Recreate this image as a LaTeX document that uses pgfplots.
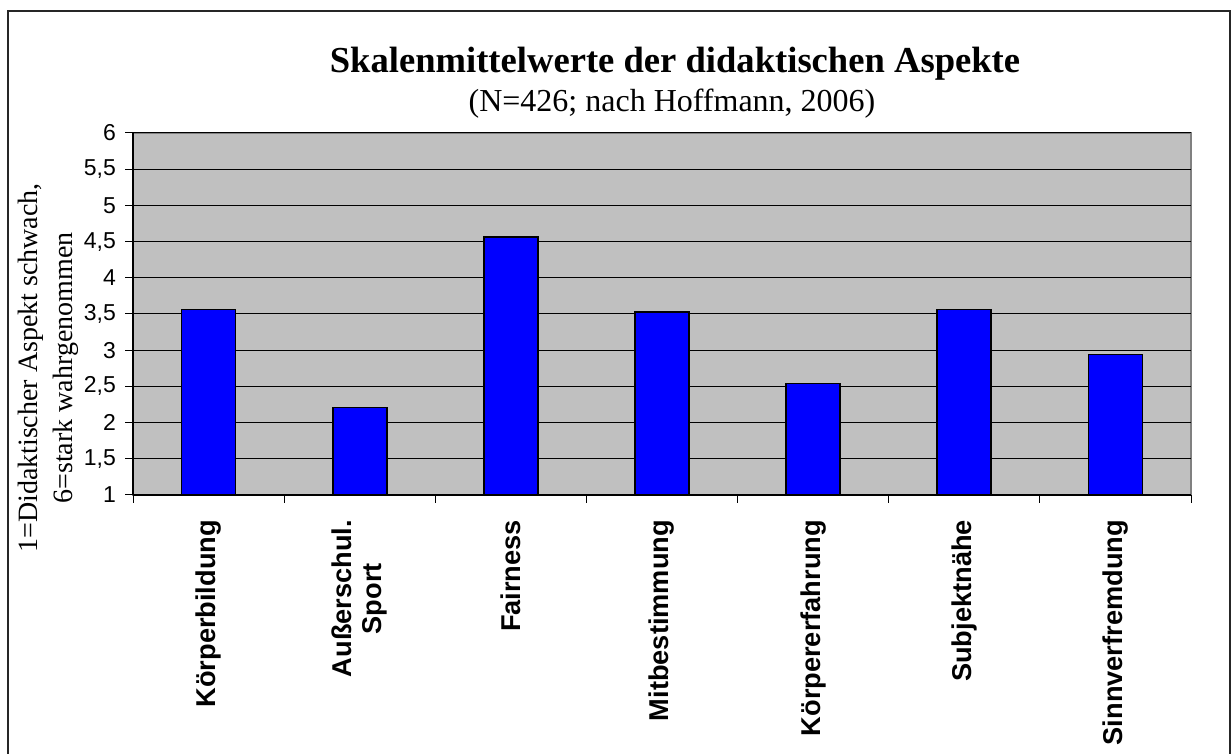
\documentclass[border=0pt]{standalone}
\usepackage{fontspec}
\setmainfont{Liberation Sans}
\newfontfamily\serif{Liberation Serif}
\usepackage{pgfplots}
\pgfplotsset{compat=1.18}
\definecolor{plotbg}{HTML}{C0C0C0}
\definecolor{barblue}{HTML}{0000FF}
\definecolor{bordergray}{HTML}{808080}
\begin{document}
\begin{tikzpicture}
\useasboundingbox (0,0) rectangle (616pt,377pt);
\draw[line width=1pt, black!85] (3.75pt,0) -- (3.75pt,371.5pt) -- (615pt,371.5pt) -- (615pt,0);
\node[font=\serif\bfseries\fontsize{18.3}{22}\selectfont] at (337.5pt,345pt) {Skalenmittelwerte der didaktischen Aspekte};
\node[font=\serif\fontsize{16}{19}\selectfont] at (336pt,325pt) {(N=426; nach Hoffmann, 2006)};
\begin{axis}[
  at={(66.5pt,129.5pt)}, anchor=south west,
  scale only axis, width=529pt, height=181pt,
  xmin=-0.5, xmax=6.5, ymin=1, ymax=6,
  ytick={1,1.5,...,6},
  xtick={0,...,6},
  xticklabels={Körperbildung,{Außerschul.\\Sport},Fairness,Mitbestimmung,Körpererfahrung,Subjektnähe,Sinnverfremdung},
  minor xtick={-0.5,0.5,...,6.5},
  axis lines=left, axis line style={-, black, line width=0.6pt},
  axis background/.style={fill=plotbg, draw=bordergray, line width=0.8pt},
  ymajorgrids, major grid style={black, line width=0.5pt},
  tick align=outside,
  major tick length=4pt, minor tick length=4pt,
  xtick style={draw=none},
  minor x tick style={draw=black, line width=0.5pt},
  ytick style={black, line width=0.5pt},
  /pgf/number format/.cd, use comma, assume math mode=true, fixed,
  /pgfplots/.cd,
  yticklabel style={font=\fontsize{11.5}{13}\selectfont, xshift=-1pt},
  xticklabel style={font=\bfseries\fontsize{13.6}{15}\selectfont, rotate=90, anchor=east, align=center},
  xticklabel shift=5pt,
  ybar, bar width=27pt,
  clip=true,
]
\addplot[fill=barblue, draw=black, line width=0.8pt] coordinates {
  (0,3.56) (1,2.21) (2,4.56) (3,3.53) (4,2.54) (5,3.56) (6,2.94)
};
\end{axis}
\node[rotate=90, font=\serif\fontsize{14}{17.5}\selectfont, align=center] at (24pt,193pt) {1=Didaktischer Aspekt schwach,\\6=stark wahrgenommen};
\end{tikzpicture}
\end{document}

OBJECTIVE:
Copy each line exactly, and leave the pictures out of your copy.

TASK ANSWER:
Recreate this image as a LaTeX document that uses pgfplots.
\documentclass[border=0pt]{standalone}
\usepackage{fontspec}
\setmainfont{Liberation Sans}
\newfontfamily\serif{Liberation Serif}
\usepackage{pgfplots}
\pgfplotsset{compat=1.18}
\definecolor{plotbg}{HTML}{C0C0C0}
\definecolor{barblue}{HTML}{0000FF}
\definecolor{bordergray}{HTML}{808080}
\begin{document}
\begin{tikzpicture}
\useasboundingbox (0,0) rectangle (616pt,377pt);
\draw[line width=1pt, black!85] (3.75pt,0) -- (3.75pt,371.5pt) -- (615pt,371.5pt) -- (615pt,0);
\node[font=\serif\bfseries\fontsize{18.3}{22}\selectfont] at (337.5pt,345pt) {Skalenmittelwerte der didaktischen Aspekte};
\node[font=\serif\fontsize{16}{19}\selectfont] at (336pt,325pt) {(N=426; nach Hoffmann, 2006)};
\begin{axis}[
  at={(66.5pt,129.5pt)}, anchor=south west,
  scale only axis, width=529pt, height=181pt,
  xmin=-0.5, xmax=6.5, ymin=1, ymax=6,
  ytick={1,1.5,...,6},
  xtick={0,...,6},
  xticklabels={Körperbildung,{Außerschul.\\Sport},Fairness,Mitbestimmung,Körpererfahrung,Subjektnähe,Sinnverfremdung},
  minor xtick={-0.5,0.5,...,6.5},
  axis lines=left, axis line style={-, black, line width=0.6pt},
  axis background/.style={fill=plotbg, draw=bordergray, line width=0.8pt},
  ymajorgrids, major grid style={black, line width=0.5pt},
  tick align=outside,
  major tick length=4pt, minor tick length=4pt,
  xtick style={draw=none},
  minor x tick style={draw=black, line width=0.5pt},
  ytick style={black, line width=0.5pt},
  /pgf/number format/.cd, use comma, assume math mode=true, fixed,
  /pgfplots/.cd,
  yticklabel style={font=\fontsize{11.5}{13}\selectfont, xshift=-1pt},
  xticklabel style={font=\bfseries\fontsize{13.6}{15}\selectfont, rotate=90, anchor=east, align=center},
  xticklabel shift=5pt,
  ybar, bar width=27pt,
  clip=true,
]
\addplot[fill=barblue, draw=black, line width=0.8pt] coordinates {
  (0,3.56) (1,2.21) (2,4.56) (3,3.53) (4,2.54) (5,3.56) (6,2.94)
};
\end{axis}
\node[rotate=90, font=\serif\fontsize{14}{17.5}\selectfont, align=center] at (24pt,193pt) {1=Didaktischer Aspekt schwach,\\6=stark wahrgenommen};
\end{tikzpicture}
\end{document}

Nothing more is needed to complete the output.